Many male citizens were willing to countenance improvements in female education, given their belief in the importance of an educated and virtuous citizenry to a healthy Republic. But most drew the line at changing marriage laws. Marriage had long been understood not simply as a personal commitment between two people, but as the underpinnings of the social and political order, as well as a system of governance in its own right. Traditionally, a man derived his civic status by becoming a father and household head. As such, he was understood to represent his dependents in public. Upon marriage, women ceased to have any independent legal, political or economic existence. Under the legal doctrine known as coverture, a wife became what was known as a feme covert, that is, her identity was subsumed under or covered by that of her husband, symbolized by the taking of his name. Under the law of coverture, a wife could not, strictly speaking, bring suit in court, sign a legally binding contract, vote, or acquire property or income in her own name (although under common law, widows were entitled to the use of one-third of their deceased husbands’ estates for the remainder of their lives), nor was she considered legally responsible for herself in civil or criminal court proceedings.

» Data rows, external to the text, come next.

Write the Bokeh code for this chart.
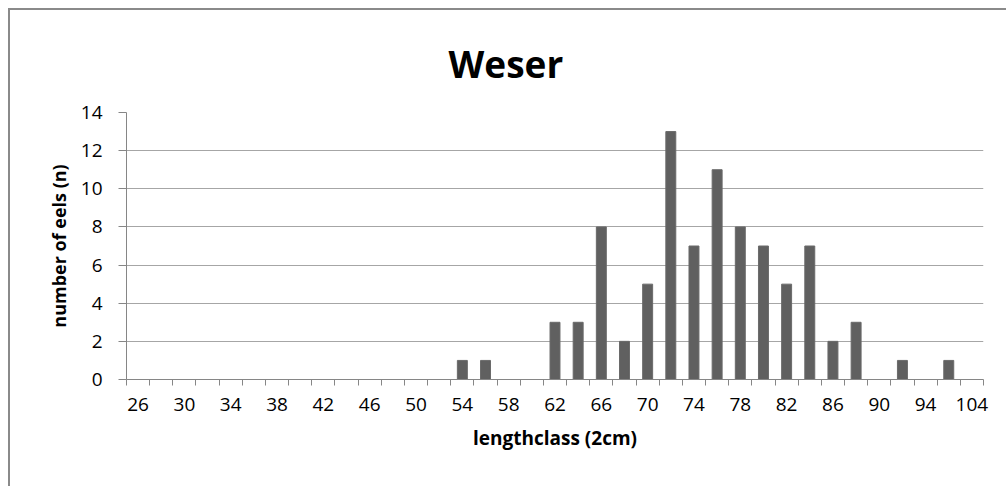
from bokeh.plotting import figure
from bokeh.models import FixedTicker, ColumnDataSource, Range1d
from bokeh.embed import file_html
from bokeh.resources import INLINE

# ---- data ----
lengthclass = [26, 28, 30, 32, 34, 36, 38, 40, 42, 44, 46, 48, 50, 52, 54, 56, 58, 60,
               62, 64, 66, 68, 70, 72, 74, 76, 78, 80, 82, 84, 86, 88, 90, 92, 94, 98, 104]
eels = [0, 0, 0, 0, 0, 0, 0, 0, 0, 0, 0, 0, 0, 0, 1, 1, 0, 0,
        3, 3, 8, 2, 5, 13, 7, 11, 8, 7, 5, 7, 2, 3, 0, 1, 0, 1, 0]
y_ticks = [0, 2, 4, 6, 8, 10, 12, 14]
title_text = "Weser"
x_title = "lengthclass (2cm)"
y_title = "number of eels (n)"

FONT = "Open Sans"
n = len(lengthclass)
pos = list(range(n))
src = ColumnDataSource(dict(x=pos, n=eels, cls=[str(c) for c in lengthclass]))

p = figure(width=998, height=478, output_backend="svg", toolbar_location=None,
           x_range=Range1d(-0.5, n - 0.5), y_range=Range1d(y_ticks[0], y_ticks[-1]),
           min_border_left=116, min_border_right=25, min_border_top=102,
           min_border_bottom=109, title=title_text)
p.styles = {"margin-top": "8px", "margin-left": "8px",
            "border-top": "2px solid #8a8a8a", "border-left": "2px solid #8a8a8a"}
p.outline_line_color = None
p.background_fill_color = "white"
p.border_fill_color = "white"

p.vbar(x="x", top="n", width=0.43, source=src, fill_color="#606060",
       line_color="#6a6a6a", line_width=1)

# title
p.title.text_font = FONT
p.title.text_font_size = "37px"
p.title.text_font_style = "bold"
p.title.text_color = "black"
p.title.align = "left"
p.title.offset = 322
p.title.standoff = 47

# x axis
xa = p.xaxis[0]
xa.ticker = FixedTicker(ticks=pos[::2], minor_ticks=[i - 0.5 for i in range(n + 1)])
xa.major_label_overrides = {i: str(lengthclass[i]) for i in pos[::2]}
xa.major_tick_line_color = None
xa.major_tick_out = 6
xa.minor_tick_line_color = "#868686"
xa.minor_tick_out = 6
xa.minor_tick_in = 0
xa.axis_line_color = "#868686"
xa.major_label_text_font = FONT
xa.major_label_text_font_size = "19px"
xa.major_label_text_color = "black"
xa.major_label_standoff = 12
xa.axis_label = x_title
xa.axis_label_text_font = FONT
xa.axis_label_text_font_size = "19px"
xa.axis_label_text_font_style = "bold"
xa.axis_label_text_color = "black"
xa.axis_label_standoff = 11

# y axis
ya = p.yaxis[0]
ya.ticker = FixedTicker(ticks=y_ticks, minor_ticks=[])
ya.major_tick_line_color = "#868686"
ya.major_tick_out = 8
ya.major_tick_in = 0
ya.axis_line_color = "#868686"
ya.major_label_text_font = FONT
ya.major_label_text_font_size = "19px"
ya.major_label_text_color = "black"
ya.major_label_standoff = 16
ya.axis_label = y_title
ya.axis_label_text_font = FONT
ya.axis_label_text_font_size = "18px"
ya.axis_label_text_font_style = "bold"
ya.axis_label_text_color = "black"
ya.axis_label_standoff = 7

p.xgrid.visible = False
p.ygrid.grid_line_color = "#a6a6a6"
p.ygrid.grid_line_width = 1

open("out.html", "w").write(file_html(p, INLINE))
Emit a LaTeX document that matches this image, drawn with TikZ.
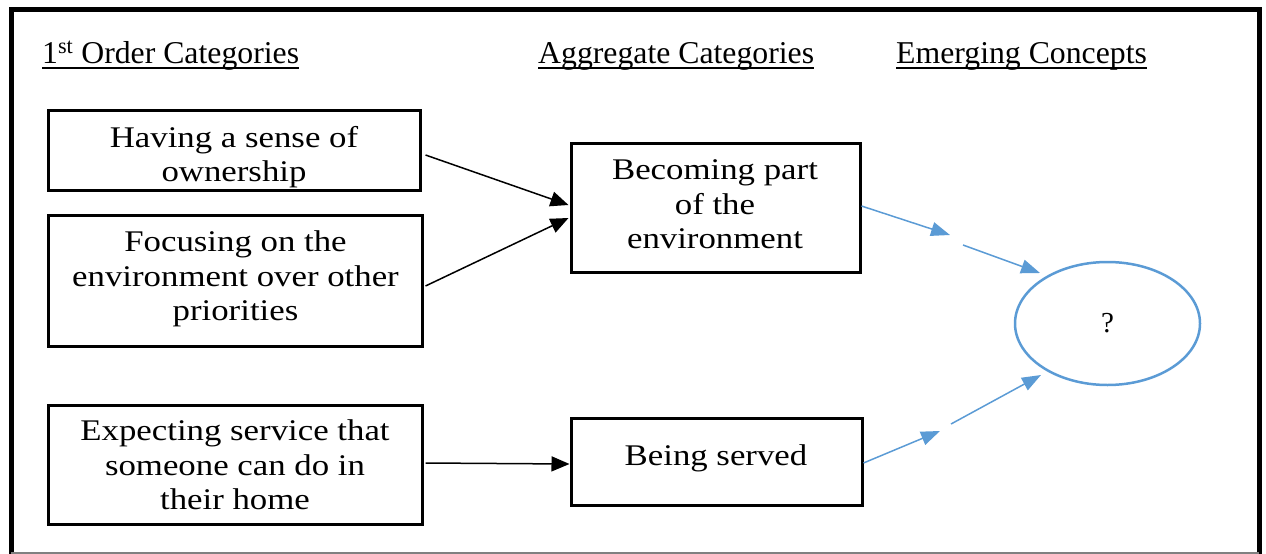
\documentclass[tikz,border=0pt]{standalone}
\usepackage{fontspec}
\setmainfont{Liberation Serif}
\newfontfamily\boxfont[FakeStretch=1.16]{Liberation Serif}
\usetikzlibrary{arrows.meta,shapes.geometric}
\definecolor{accent}{HTML}{5B9BD5}
\tikzset{
  frame/.style={line width=5pt},
  catbox/.style={draw, line width=3pt, rectangle, inner sep=0pt},
  boxtext/.style={inner sep=0pt, align=center, font=\boxfont\fontsize{30}{34.5}\selectfont},
  heading/.style={inner sep=0pt, anchor=base west, font=\fontsize{31.75}{38}\selectfont},
  flow/.style={line width=1.5pt, -{Triangle[length=18pt,width=15pt]}},
  link/.style={accent, line width=1.5pt, -{Triangle[length=19pt,width=14pt]}},
}
\begin{document}
\begin{tikzpicture}[x=1pt,y=-1pt]
\useasboundingbox (0,0) rectangle (1266,554);

% outer frame
\draw[frame] (11,560) -- (11,9.5) -- (1259,9.5) -- (1259,560);
\draw[gray, line width=1.5pt] (11,553) -- (1259,553);

% column headings
\node[heading] (h1) at (42,63) {1\textsuperscript{st} Order Categories};
\node[heading] (h2) at (538,63) {Aggregate Categories};
\node[heading] (h3) at (896,63) {Emerging Concepts};
\foreach \h in {h1,h2,h3}
  \draw[line width=2pt] ([yshift=-5pt]\h.base west) -- ([yshift=-5pt]\h.base east);

% first order categories
\node[catbox, minimum width=372pt, minimum height=80pt] (a) at (234,150) {};
\node[catbox, minimum width=374pt, minimum height=131pt] (b) at (235,280.5) {};
\node[catbox, minimum width=374pt, minimum height=119pt] (c) at (235,464.5) {};
\begin{scope}
  \clip ([xshift=1.5pt,yshift=1.5pt]a.south west) rectangle ([xshift=-1.5pt,yshift=-1.5pt]a.north east);
  \node[boxtext] (at) at (234,157.5) {\strut Having a sense of\\ownership\strut};
\end{scope}
\node[boxtext] (bt) at (235.5,279.5) {\strut Focusing on the\\environment over other\\priorities\strut};
\node[boxtext] (ct) at (235,468.5) {\strut Expecting service that\\someone can do in\\their home\strut};

% aggregate categories
\node[catbox, minimum width=289pt, minimum height=129pt] (d) at (715.5,207.5) {};
\node[catbox, minimum width=291pt, minimum height=87pt] (e) at (716.5,461.5) {};
\node[boxtext] (dt) at (715,207.5) {\strut Becoming part\\of the\\environment\strut};
\node[boxtext] (et) at (716,459) {\strut Being served\strut};

% emerging concept
\node[ellipse, draw=accent, line width=2.5pt, minimum width=185pt, minimum height=123pt,
      inner sep=0pt, font=\fontsize{29}{34}\selectfont] (q) at (1107.5,323.5) {?};

% links from first order to aggregate categories
\draw[flow] ([xshift=4pt,yshift=-5pt]a.east) -- ([xshift=-1pt,yshift=2.5pt]d.west);
\draw[flow] ([xshift=2pt,yshift=-5.5pt]b.east) -- ([xshift=-1pt,yshift=-10.5pt]d.west);
\draw[flow] ([xshift=2pt,yshift=1.5pt]c.east) -- ([yshift=-2.5pt]e.west);

% links from aggregate categories to the concept
\coordinate (u1) at (950,235);
\coordinate (u2) at (963,245);
\coordinate (u3) at (1040,273);
\coordinate (l1) at (940,431);
\coordinate (l2) at (951,424);
\coordinate (l3) at (1041,375);
\draw[link] ([yshift=1.5pt]d.east) -- (u1);
\draw[link] (u2) -- (u3);
\draw[link] ([yshift=-1.5pt]e.east) -- (l1);
\draw[link] (l2) -- (l3);
\end{tikzpicture}
\end{document}
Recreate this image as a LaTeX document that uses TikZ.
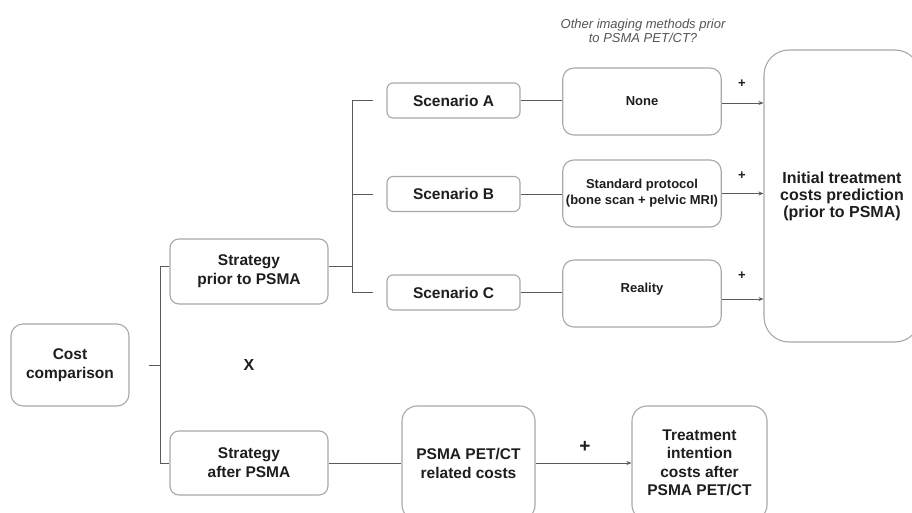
\documentclass[tikz,border=0pt]{standalone}
\usepackage{fontspec}
\setmainfont{Liberation Sans}
\usetikzlibrary{arrows.meta}
\definecolor{boxgray}{HTML}{A8A8A8}
\definecolor{linegray}{HTML}{5A5A5A}
\definecolor{textdark}{HTML}{1E1E1E}
\definecolor{notegray}{HTML}{555555}
\tikzset{
  box/.style={draw=boxgray, line width=1.1pt, text=textdark, align=center, inner sep=2pt,
    font=\fontsize{15.5}{19}\selectfont\bfseries},
  smallbox/.style={box, font=\fontsize{13}{16}\selectfont\bfseries},
  conn/.style={draw=linegray, line width=0.9pt},
  arr/.style={conn, -{Stealth[length=5pt,width=4pt]}},
  plus/.style={text=textdark, font=\fontsize{13}{13}\selectfont\bfseries, inner sep=0pt},
}
\begin{document}
\begin{tikzpicture}[x=1pt,y=-1pt]
\path[use as bounding box, fill=white] (0,0) rectangle (912,513);
\clip (0,0) rectangle (912,513);

% nodes
\node[box, rounded corners=12pt, minimum width=118pt, minimum height=82pt] (cost) at (70,365) {Cost\\comparison};
\node[box, rounded corners=9pt, minimum width=158pt, minimum height=65pt] (sprior) at (249,271.5) {Strategy\\prior to PSMA};
\node[box, rounded corners=9pt, minimum width=158pt, minimum height=64pt] (safter) at (249,463) {Strategy\\after PSMA};
\node[box, rounded corners=6pt, minimum width=133pt, minimum height=35pt] (scA) at (453.5,100.5) {Scenario A};
\node[box, rounded corners=6pt, minimum width=133pt, minimum height=35pt] (scB) at (453.5,194) {Scenario B};
\node[box, rounded corners=6pt, minimum width=133pt, minimum height=35pt] (scC) at (453.5,292.5) {Scenario C};
\node[smallbox, rounded corners=11pt, minimum width=158.5pt, minimum height=67pt] (none) at (642,101.5) {None};
\node[smallbox, rounded corners=11pt, minimum width=158.5pt, minimum height=67pt, inner sep=0pt] (std) at (642,193.5) {Standard protocol\\(bone scan + pelvic MRI)};
\node[smallbox, rounded corners=11pt, minimum width=158.5pt, minimum height=67pt, text depth=12pt] (real) at (642,293.5) {Reality};
\node[box, rounded corners=25pt, minimum width=156pt, minimum height=292pt, font=\fontsize{16}{17}\selectfont\bfseries] (big) at (842,196) {Initial treatment\\costs prediction\\(prior to PSMA)};
\node[box, rounded corners=15pt, minimum width=133pt, minimum height=114pt] (psma) at (468.5,463) {PSMA PET/CT\\related costs};
\node[box, rounded corners=15pt, minimum width=135pt, minimum height=114pt, font=\fontsize{15.5}{18.5}\selectfont\bfseries] (treat) at (699.5,463) {Treatment\\intention\\costs after\\PSMA PET/CT};

\node[text=notegray, font=\fontsize{13}{14}\selectfont\itshape, align=center, inner sep=0pt] (note) at (643,31) {Other imaging methods prior\\to PSMA PET/CT?};
\node[text=textdark, font=\fontsize{16}{16}\selectfont\bfseries, inner sep=0pt] (times) at (249,365) {X};
\node[plus] (pA) at (742,84) {+};
\node[plus] (pB) at (742,176) {+};
\node[plus] (pC) at (742,276) {+};
\node[plus, font=\fontsize{19}{19}\selectfont\bfseries] (pD) at (585,447) {+};

% tree from cost comparison
\coordinate (cstart) at (149,365);
\coordinate (j1) at (160,266);
\coordinate (j2) at (160,463);
\draw[conn] (cstart) -- (cstart -| j1);
\draw[conn] (j1 -| sprior.west) -- (j1) -- (j2) -- (j2 -| safter.west);

% tree from strategy prior
\coordinate (k) at (352,266);
\coordinate (kA) at (352,100.5);
\coordinate (kB) at (352,194);
\coordinate (kC) at (352,292.5);
\coordinate (eA) at (373,100.5);
\coordinate (eB) at (373,194);
\coordinate (eC) at (373,292.5);
\draw[conn] (k -| sprior.east) -- (k);
\draw[conn] (kA) -- (kC);
\draw[conn] (kA) -- (eA);
\draw[conn] (kB) -- (eB);
\draw[conn] (kC) -- (eC);

% scenarios to imaging
\draw[conn] (scA.east) -- (scA.east -| none.west);
\draw[conn] (scB.east) -- (scB.east -| std.west);
\draw[conn] (scC.east) -- (scC.east -| real.west);

% imaging to big box
\draw[arr] ([yshift=-1.5pt]none.east) -- ([yshift=-1.5pt]none.east -| big.west);
\draw[arr] (std.east) -- (std.east -| big.west);
\draw[arr] ([yshift=-5.5pt]real.east) -- ([yshift=-5.5pt]real.east -| big.west);

% bottom row
\draw[conn] (safter.east) -- (psma.west);
\draw[arr] (psma.east) -- (treat.west);
\end{tikzpicture}
\end{document}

Although the Revolution failed to bring significant changes to women’s rights as citizens, there is evidence of subtle changes taking place in white women’s status in the immediate post-war years. The law of coverture remained intact, yet courts began to look slightly more favourably on women’s claims to property and on their petitions for divorce in the wake of the Revolution. Access to education for white women expanded as well, as did the number of female teachers. The nineteenth century would bring about a seismic shift in understandings of ideal white womanhood. Arguably, this revolution took place not at the level of government, but through the pages of novels. One of the most striking changes at the beginning of the new century was the massive increase in demand for books appealing to female readers—books that promulgated new ideas about companionate marriage and romance, and explored the victimization of women seduced by rakes or burdened by unenviable marriages.